Hello this load stable in 5 minutes at least this is very strange. After it goes down some times it again goes up.
The most strange thing that I can't undedstand I don't see any process that takes more than 1% of CPU time.
If I understand right if Load average is > than 2 CPU load must be more then 100 %. But I don't see it and watching our routers a lot of time. I have 27 routers with same FW they are connected in daisy chain. Most of them have Load Average less than 0.2 but some of theme some times get Load Average more than 3. If somebody has any clue I will glad to know it.

Close any and all Luci sessions connected to the router, and run top or htop via ssh. What is your idle CPU % there?

Luci is not an accurate way of measuring load, as it can generate a lot of CPU load itself when it is running.

1 Like

How did you measure a 5 minute sample interval (as top doesn't do that)? Did you install SNMP?

Load and CPU usage do not necessarily interrelate. Load depends on how many processes are using all available CPUs. On a single core, a load of 1 is 100% CPU usage. On a dual core, a load of 2 equals 100% usage.
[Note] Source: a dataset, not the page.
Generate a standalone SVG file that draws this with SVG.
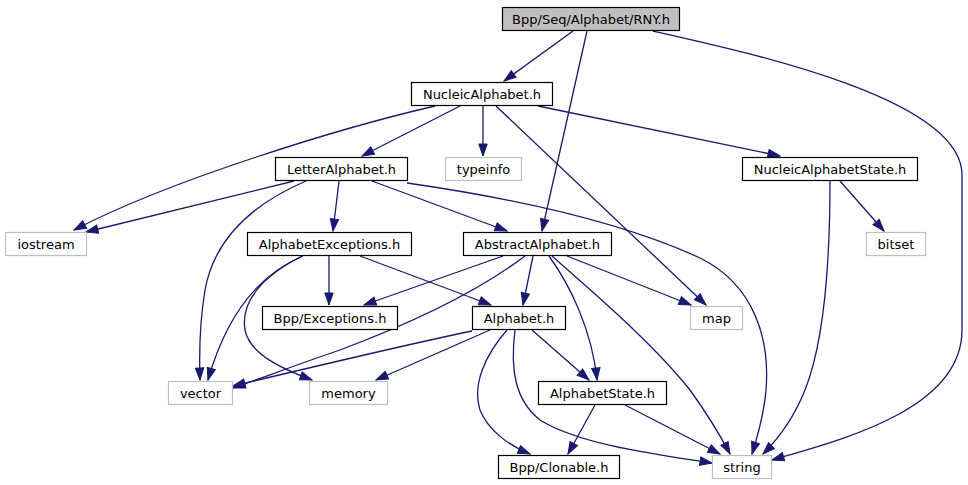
<svg xmlns="http://www.w3.org/2000/svg" width="968" height="485" viewBox="0 0 968 485">
<style>
.n rect{fill:#fff;stroke:#000;stroke-width:1.2}
.n.root rect{fill:#bfbfbf}
.n.ext rect{stroke:#bfbfbf}
.n text{font-family:"DejaVu Sans",sans-serif;font-size:13px;text-anchor:middle;fill:#000}
.e path{fill:none;stroke:#191970;stroke-width:1.3;marker-end:url(#ah)}
</style>
<defs>
<marker id="ah" markerUnits="userSpaceOnUse" markerWidth="14" markerHeight="10" viewBox="0 0 14 10" refX="13" refY="5" orient="auto">
<path d="M1,0.8 L13,5 L1,9.2 z" fill="#191970" stroke="#191970"/>
</marker>
</defs>
<rect width="968" height="485" fill="#fff"/>
<g id="edges" class="e">
<path d="M573,31 L504,81"/>
<path d="M587,31 L542,231"/>
<path d="M653,31 C760,55 962,100 962,175 L962,330 C962,410 840,440 772,460"/>
<path d="M435,106 C340,128 170,180 74,230"/>
<path d="M460,106 L362,156"/>
<path d="M483,106 L483,156"/>
<path d="M496,106 L706,305"/>
<path d="M538,106 L780,156"/>
<path d="M294,181 L86,232"/>
<path d="M306,181 C250,205 214,240 205,290 C200,320 199,350 200,380"/>
<path d="M339,181 L333,231"/>
<path d="M372,181 L507,231"/>
<path d="M407,183 C560,205 650,235 700,258 C755,285 770,340 766,390 C764,415 758,435 752,454"/>
<path d="M830,181 C830,260 825,340 805,390 C795,415 780,437 763,454"/>
<path d="M840,181 L884,231"/>
<path d="M303,256 C255,276 225,320 208,380"/>
<path d="M302,256 C265,275 240,300 245,330 C250,355 285,370 312,380"/>
<path d="M329,256 L329,305"/>
<path d="M360,256 L491,305"/>
<path d="M503,256 L364,305"/>
<path d="M525,256 C480,290 420,320 340,350 C290,367 262,378 233,388"/>
<path d="M533,256 L523,305"/>
<path d="M567,256 L691,305"/>
<path d="M549,256 C570,285 592,330 597,380"/>
<path d="M552,256 C590,290 650,340 690,390 C708,415 720,435 730,454"/>
<path d="M472,331 C400,346 300,370 233,386"/>
<path d="M490,330 L376,380"/>
<path d="M507,330 C485,355 472,385 480,410 C488,430 508,445 530,454"/>
<path d="M515,330 C510,370 515,400 540,420 C580,445 660,455 712,463"/>
<path d="M532,330 L589,380"/>
<path d="M595,405 L568,454"/>
<path d="M625,405 L720,454"/>
</g>
<g id="n_rny" class="n root"><rect x="502.5" y="7.5" width="177" height="23"/><text x="591" y="24">Bpp/Seq/Alphabet/RNY.h</text></g>
<g id="n_nucleic" class="n"><rect x="411.5" y="82.5" width="141" height="23"/><text x="482" y="99">NucleicAlphabet.h</text></g>
<g id="n_letter" class="n"><rect x="275.5" y="157.5" width="132" height="23"/><text x="341.5" y="174">LetterAlphabet.h</text></g>
<g id="n_typeinfo" class="n ext"><rect x="445.5" y="157.5" width="76" height="23"/><text x="483.5" y="174">typeinfo</text></g>
<g id="n_nas" class="n"><rect x="742.5" y="157.5" width="175" height="23"/><text x="830" y="174">NucleicAlphabetState.h</text></g>
<g id="n_iostream" class="n ext"><rect x="5.5" y="232.5" width="81" height="23"/><text x="46" y="249">iostream</text></g>
<g id="n_ae" class="n"><rect x="247.5" y="232.5" width="164" height="23"/><text x="329.5" y="249">AlphabetExceptions.h</text></g>
<g id="n_aa" class="n"><rect x="463.5" y="232.5" width="148" height="23"/><text x="537.5" y="249">AbstractAlphabet.h</text></g>
<g id="n_bitset" class="n ext"><rect x="866.5" y="232.5" width="59" height="23"/><text x="896" y="249">bitset</text></g>
<g id="n_bppexc" class="n"><rect x="262.5" y="306.5" width="135" height="23"/><text x="330" y="323">Bpp/Exceptions.h</text></g>
<g id="n_alphabet" class="n"><rect x="472.5" y="306.5" width="93" height="23"/><text x="519" y="323">Alphabet.h</text></g>
<g id="n_map" class="n ext"><rect x="690.5" y="306.5" width="52" height="23"/><text x="716.5" y="323">map</text></g>
<g id="n_vector" class="n ext"><rect x="168.5" y="381.5" width="64" height="23"/><text x="200.5" y="398">vector</text></g>
<g id="n_memory" class="n ext"><rect x="309.5" y="381.5" width="78" height="23"/><text x="348.5" y="398">memory</text></g>
<g id="n_as" class="n"><rect x="538.5" y="381.5" width="128" height="23"/><text x="602.5" y="398">AlphabetState.h</text></g>
<g id="n_clonable" class="n"><rect x="498.5" y="455.5" width="121" height="23"/><text x="559" y="472">Bpp/Clonable.h</text></g>
<g id="n_string" class="n ext"><rect x="712.5" y="455.5" width="59" height="23"/><text x="742" y="472">string</text></g>
</svg>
Some MIPS and ARM CPUs can run 2 process in a clock cycle, offload TCP and encryption, etc. though.

In addition, LuCI runs various scripts (i.e. top, uptime, ifconfig, iwconfig, swconfig, ARP, etc.) on the various pages with AUTOREFRESH ON. This is why I suggest not running LuCI while attempting to get a accurate system load, CPU and memory reading.

Are you running a LuCI page with AUTO REFRESH ON enabled at the same time?

I was worried that my slightly complicated VPN setup was choking my router. I did see a ridiculously high load average when I checked it via LuCI. I tried disabling services and all, but no dice. It was still pegged at 6++ load average (1-core router).

And then, I saw your post.

Started monitoring load average using top via SSH. When I closed all LuCI tabs, load average plummeted to around 0.2, reaching as low as 0.03.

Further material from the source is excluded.